If a section 643(e)(3) election is made by the fiduciary, then the amount entered on line 10 will be the FMV of the property.
A fiduciary of a complex trust or a decedent's estate may elect to treat any amount paid or credited to a beneficiary within 65 days following the close of the tax year as being paid or credited on the last day of that tax year.
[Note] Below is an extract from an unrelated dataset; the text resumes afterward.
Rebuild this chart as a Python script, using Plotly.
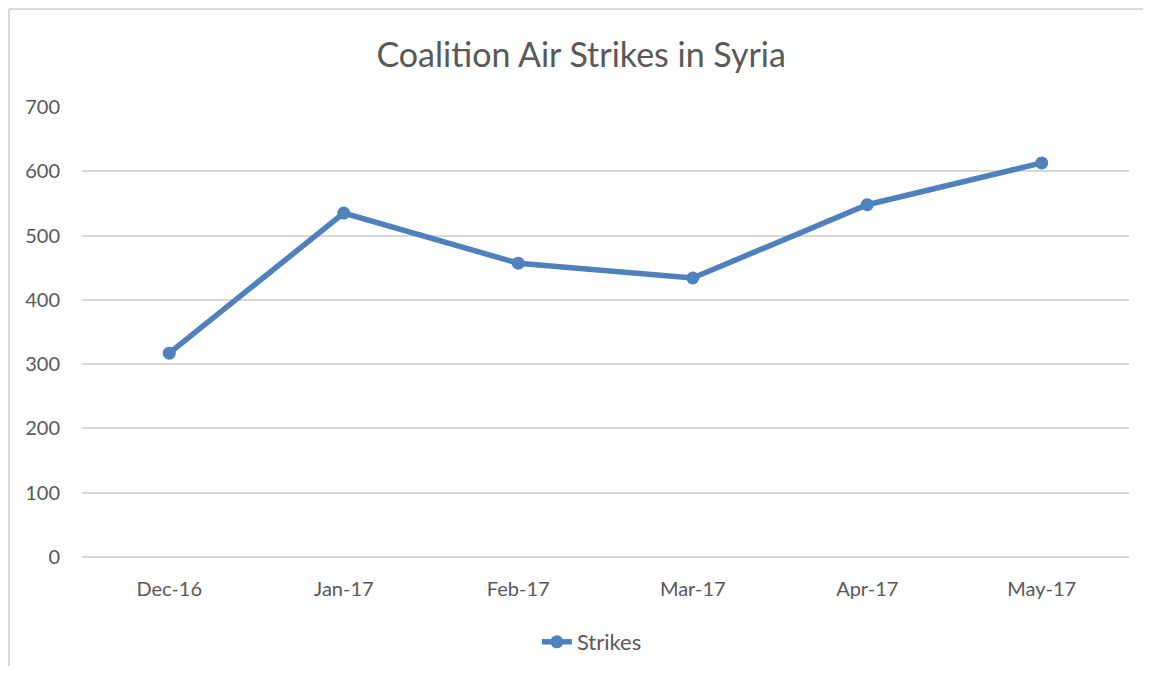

To make this election, see the instructions for Question 6, later.
The beneficiary includes the amounts on line 10 in his or her income only to the extent of his or her proportionate share of the DNI.
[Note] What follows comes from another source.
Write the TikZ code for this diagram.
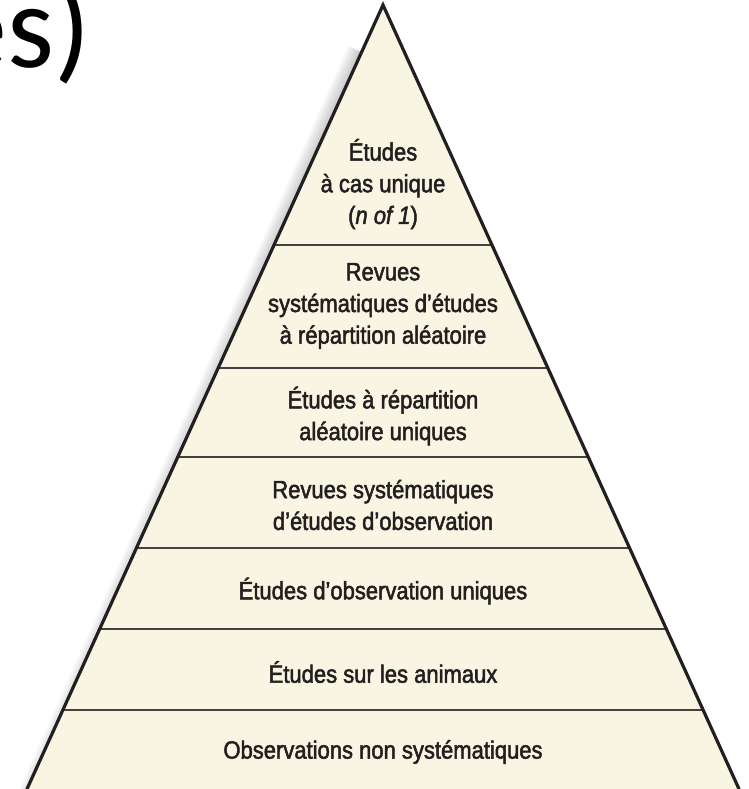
\documentclass[tikz,border=0pt]{standalone}
\usepackage{fontspec}
\setmainfont{Liberation Sans}
\newfontfamily\titlefont{Carlito}
\newfontfamily\bandfont[FakeStretch=0.88,FakeBold=2]{Liberation Sans}
\usetikzlibrary{calc,positioning}

\definecolor{cream}{RGB}{248,245,226}
\definecolor{ink}{RGB}{35,31,32}

\tikzset{
    band/.style={align=center, text=ink, inner sep=0pt,
        font=\bandfont\fontsize{25}{31.7}\selectfont},
    divider/.style={draw=ink!85, line width=2pt},
    side/.style={draw=ink, line width=3.2pt, line cap=round}
}

\begin{document}
\begin{tikzpicture}[x=1pt,y=-1pt]
        \useasboundingbox (0,0) rectangle (748,789);

        % Title (cut off)
        \node[font=\titlefont\fontsize{120}{120}\selectfont, anchor=base east, inner sep=0pt] (title) at (91,68) {es)};

        % Corners
        \coordinate (apex) at (383,5);
        \coordinate (bl) at (27,789);
        \coordinate (br) at (739,789);

        % Shadow on the left side
        \foreach \w in {3,6,...,30}
            \draw[black, opacity=0.025, line width=\w pt] ($(apex)!0.06!(bl)$) -- ($(bl)+(0,20)$);

        % Pyramid
        \fill[cream] (apex) -- (bl) -- (br) -- cycle;

        % Divider ends
        \coordinate (l1) at ($(apex)!0.3061!(bl)$);
        \coordinate (r1) at ($(apex)!0.3061!(br)$);
        \coordinate (l2) at ($(apex)!0.4630!(bl)$);
        \coordinate (r2) at ($(apex)!0.4630!(br)$);
        \coordinate (l3) at ($(apex)!0.5765!(bl)$);
        \coordinate (r3) at ($(apex)!0.5765!(br)$);
        \coordinate (l4) at ($(apex)!0.6926!(bl)$);
        \coordinate (r4) at ($(apex)!0.6926!(br)$);
        \coordinate (l5) at ($(apex)!0.7959!(bl)$);
        \coordinate (r5) at ($(apex)!0.7959!(br)$);
        \coordinate (l6) at ($(apex)!0.8992!(bl)$);
        \coordinate (r6) at ($(apex)!0.8992!(br)$);

        % Dividers
        \draw[divider] (l1) -- (r1);
        \draw[divider] (l2) -- (r2);
        \draw[divider] (l3) -- (r3);
        \draw[divider] (l4) -- (r4);
        \draw[divider] (l5) -- (r5);
        \draw[divider] (l6) -- (r6);

        % Sides
        \draw[side] (bl) -- (apex) -- (br);

        % Levels
        \node[band] (single) at (383,184) {Études\\à cas unique\\(\textit{n of 1})};
        \node[band] (rctReview) at (383,306) {Revues\\systématiques d’études\\à répartition aléatoire};
        \node[band] (rct) at (383,416) {Études à répartition\\aléatoire uniques};
        \node[band] (obsReview) at (383,505) {Revues systématiques\\d’études d’observation};
        \node[band] (obs) at (383,591) {Études d’observation uniques};
        \node[band] (animal) at (383,672) {Études sur les animaux};
        \node[band] (unsyst) at (383,752) {Observations non systématiques};
\end{tikzpicture}
\end{document}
If line 11 is more than line 8, and you are filing for a complex trust that has previously accumulated income, see the instructions for Schedule J, later, to see if you must complete Schedule J (Form 1041).
In figuring the income distribution deduction, the estate or trust is not allowed a deduction for any item of the DNI that is not included in the gross income of the estate or trust. Thus, for purposes of figuring the allowable income distribution deduction, the DNI (line 7) is figured without regard to any tax-exempt interest.
If tax-exempt interest is the only tax-exempt income included in the total distributions (line 11), and the DNI (line 7) is less than or equal to line 11, then enter on line 12 the amount from line 2.
If tax-exempt interest is the only tax-exempt income included in the total distributions (line 11), and the DNI is more than line 11 (that is, the estate or trust made a distribution that is less than the DNI), then figure the adjustment by multiplying line 2 by a fraction, the numerator of which is the total distributions (line 11), and the denominator of which is the DNI (line 7). Enter the result on line 12.
If line 11 includes tax-exempt income other than tax-exempt interest, figure line 12 by subtracting the total of the following from tax-exempt income included on line 11:
The charitable contribution deduction allocable to such tax-exempt income, and
Expenses allocable to tax-exempt income.
Expenses that are directly allocable to tax-exempt income are allocated only to tax-exempt income. A reasonable proportion of expenses indirectly allocable to both tax-exempt income and other income must be allocated to each class of income.